2. As far as the whole FA process and trading in general, I'm not arguing with you at all on that. I do think that if you're interested in playing with the type of players that transient teams create, of course, the glut of FAs makes it pretty easy to find them cheaply.

This Post:
00
196687.138 in reply to 196687.137
Date: 10/7/2011 5:19:56 PM
Overall Posts Rated:
147147
You've made some great points in this thread; your knowledge of the ins and outs of this game is vast and I'm not going to question any of the recent points you've made.

With respect to this daytrading vs. training in lower divisions, I don't think you're looking at the entire picture:

1. Daytrading is too time-intensive for the average user. Also, with the new transfer rules and lack of funds available to new teams, this option isn't all that realistic.

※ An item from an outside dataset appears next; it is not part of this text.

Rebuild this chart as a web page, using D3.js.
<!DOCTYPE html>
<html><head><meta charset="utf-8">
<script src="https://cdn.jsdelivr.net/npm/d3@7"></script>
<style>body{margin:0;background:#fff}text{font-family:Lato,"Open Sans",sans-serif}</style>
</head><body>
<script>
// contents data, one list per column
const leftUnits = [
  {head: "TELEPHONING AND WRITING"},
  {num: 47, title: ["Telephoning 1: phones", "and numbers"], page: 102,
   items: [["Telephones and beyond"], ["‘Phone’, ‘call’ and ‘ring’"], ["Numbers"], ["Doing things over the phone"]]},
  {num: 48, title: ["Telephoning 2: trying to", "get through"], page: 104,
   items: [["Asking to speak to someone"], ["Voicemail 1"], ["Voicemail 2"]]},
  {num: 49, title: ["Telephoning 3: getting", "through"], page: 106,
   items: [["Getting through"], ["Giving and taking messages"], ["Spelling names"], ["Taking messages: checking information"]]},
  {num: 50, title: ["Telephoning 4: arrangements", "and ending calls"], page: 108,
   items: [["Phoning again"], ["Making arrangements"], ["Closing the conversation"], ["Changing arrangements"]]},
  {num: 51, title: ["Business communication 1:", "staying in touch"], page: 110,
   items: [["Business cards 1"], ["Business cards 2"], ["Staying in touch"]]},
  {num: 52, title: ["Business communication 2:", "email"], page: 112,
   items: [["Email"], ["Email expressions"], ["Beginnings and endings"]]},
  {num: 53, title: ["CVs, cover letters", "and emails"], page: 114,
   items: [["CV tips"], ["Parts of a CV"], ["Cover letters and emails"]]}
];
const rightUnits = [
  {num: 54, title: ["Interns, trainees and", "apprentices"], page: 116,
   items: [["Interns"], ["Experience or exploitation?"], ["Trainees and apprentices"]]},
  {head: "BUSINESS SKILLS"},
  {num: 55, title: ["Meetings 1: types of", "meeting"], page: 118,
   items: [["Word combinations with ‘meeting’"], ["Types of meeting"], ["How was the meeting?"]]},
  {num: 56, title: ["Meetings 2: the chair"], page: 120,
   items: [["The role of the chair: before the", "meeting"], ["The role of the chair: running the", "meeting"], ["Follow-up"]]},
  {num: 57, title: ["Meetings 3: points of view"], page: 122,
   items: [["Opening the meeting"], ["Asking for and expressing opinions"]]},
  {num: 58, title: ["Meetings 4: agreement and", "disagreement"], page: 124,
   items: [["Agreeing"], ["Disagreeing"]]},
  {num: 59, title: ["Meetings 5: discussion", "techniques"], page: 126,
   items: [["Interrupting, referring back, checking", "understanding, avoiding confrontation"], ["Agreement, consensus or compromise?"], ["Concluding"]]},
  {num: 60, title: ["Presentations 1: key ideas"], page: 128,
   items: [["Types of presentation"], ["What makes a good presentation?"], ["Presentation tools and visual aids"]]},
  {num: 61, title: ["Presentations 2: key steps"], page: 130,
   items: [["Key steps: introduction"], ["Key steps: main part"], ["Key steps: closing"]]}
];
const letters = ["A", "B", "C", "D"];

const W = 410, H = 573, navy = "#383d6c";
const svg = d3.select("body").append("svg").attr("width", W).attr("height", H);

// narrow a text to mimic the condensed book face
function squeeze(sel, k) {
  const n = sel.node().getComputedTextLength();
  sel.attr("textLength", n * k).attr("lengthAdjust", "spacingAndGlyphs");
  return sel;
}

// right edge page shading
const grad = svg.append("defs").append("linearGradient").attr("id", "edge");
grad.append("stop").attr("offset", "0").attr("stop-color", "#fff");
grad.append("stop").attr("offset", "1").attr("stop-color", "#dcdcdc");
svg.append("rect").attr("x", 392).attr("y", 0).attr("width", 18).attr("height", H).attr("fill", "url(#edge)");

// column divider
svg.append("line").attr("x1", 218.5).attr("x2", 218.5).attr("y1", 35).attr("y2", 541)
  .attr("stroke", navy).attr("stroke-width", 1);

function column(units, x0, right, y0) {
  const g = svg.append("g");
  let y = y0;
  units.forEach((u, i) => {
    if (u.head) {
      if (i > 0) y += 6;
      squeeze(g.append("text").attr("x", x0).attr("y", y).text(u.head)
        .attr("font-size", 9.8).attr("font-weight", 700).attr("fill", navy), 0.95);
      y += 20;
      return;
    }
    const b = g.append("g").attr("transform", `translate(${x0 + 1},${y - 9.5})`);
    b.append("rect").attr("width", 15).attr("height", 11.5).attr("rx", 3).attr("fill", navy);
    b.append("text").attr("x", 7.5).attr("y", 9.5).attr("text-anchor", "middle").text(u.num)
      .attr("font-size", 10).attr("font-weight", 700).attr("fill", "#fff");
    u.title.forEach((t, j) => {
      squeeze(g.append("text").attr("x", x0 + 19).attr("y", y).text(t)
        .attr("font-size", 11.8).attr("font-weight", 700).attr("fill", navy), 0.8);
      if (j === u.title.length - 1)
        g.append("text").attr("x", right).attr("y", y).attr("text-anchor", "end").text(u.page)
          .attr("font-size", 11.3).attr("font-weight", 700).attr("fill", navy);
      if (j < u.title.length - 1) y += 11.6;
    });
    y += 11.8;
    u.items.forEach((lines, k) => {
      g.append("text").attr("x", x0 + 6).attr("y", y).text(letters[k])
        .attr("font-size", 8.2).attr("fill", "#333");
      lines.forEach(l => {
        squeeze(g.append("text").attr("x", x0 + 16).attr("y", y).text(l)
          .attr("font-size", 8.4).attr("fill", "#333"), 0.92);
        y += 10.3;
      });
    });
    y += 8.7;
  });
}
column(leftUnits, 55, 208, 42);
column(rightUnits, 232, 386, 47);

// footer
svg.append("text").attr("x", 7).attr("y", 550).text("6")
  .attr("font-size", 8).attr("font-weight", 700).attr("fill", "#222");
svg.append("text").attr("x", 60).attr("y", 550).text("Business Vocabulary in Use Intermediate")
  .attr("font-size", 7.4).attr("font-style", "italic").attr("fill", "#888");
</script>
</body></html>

2. At the D4 and D5 levels, it's hard to screw up training: avoid JS, focus on OD, and sprinkle in a little PA and 1v1.

3. Training your own players accomplishes two things:
a. You can use all of your profits to build your arena and increase income.
b. Your roster is more valuable than the weekly salary paid.

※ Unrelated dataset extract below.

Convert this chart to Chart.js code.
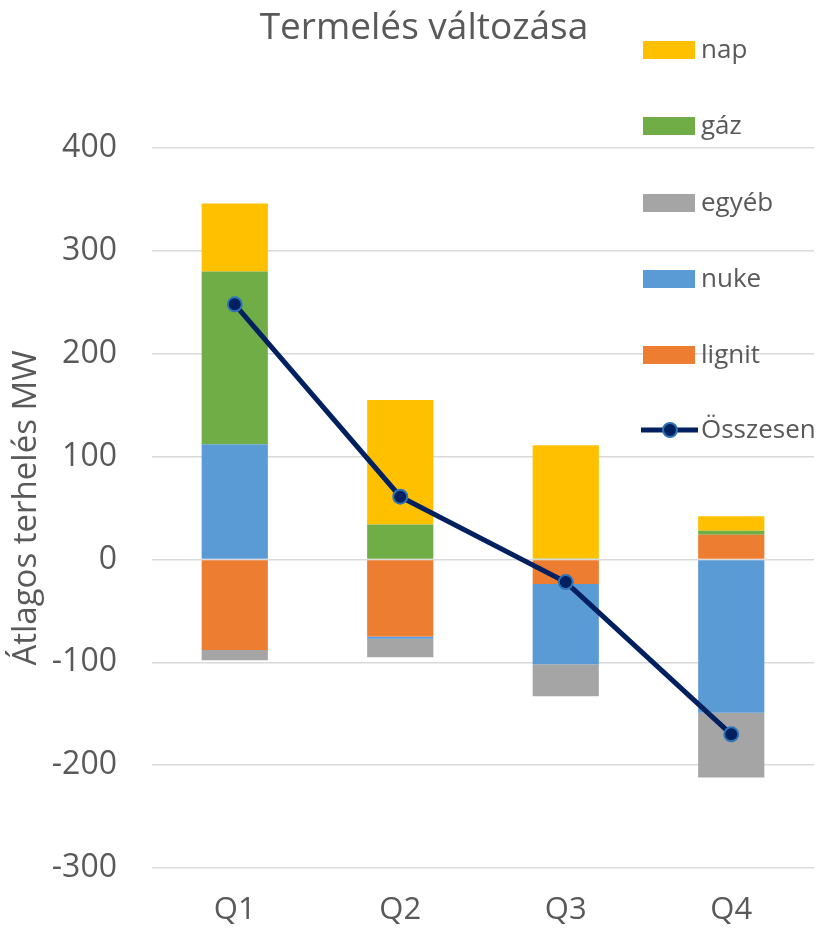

4. A team's value isn't solely determined by TPEs of it's players. Arena size plays a part as well.

Hrudey's team (30851) is a perfect example of what 2,3, and 4 can do in a short amount of time.

Strictly focusing on training has allowed him to put 1.5 million dollars into expanding his arena. This is only in 2 full seasons, mind you. Pretty impressive. It's not like he's been one position training, either.

His low team salary, which his team vastly outperforms, allows him to pull 110k in weekly profits as he earlier reported. He's going to have a serious nest egg when he promotes to D.3.

Contrasting this with you're friend (30254) shows how advantageous training can be, even if we take into account his recent inactivity.

Even for a more average user like me, training has been profitable. The painstakingly anal process you went through of ripping apart my transfers ignored the fact that non-NT caliber players still have value. Each of the players I sold were more than capable of capping, which is why they sold for the prices they did.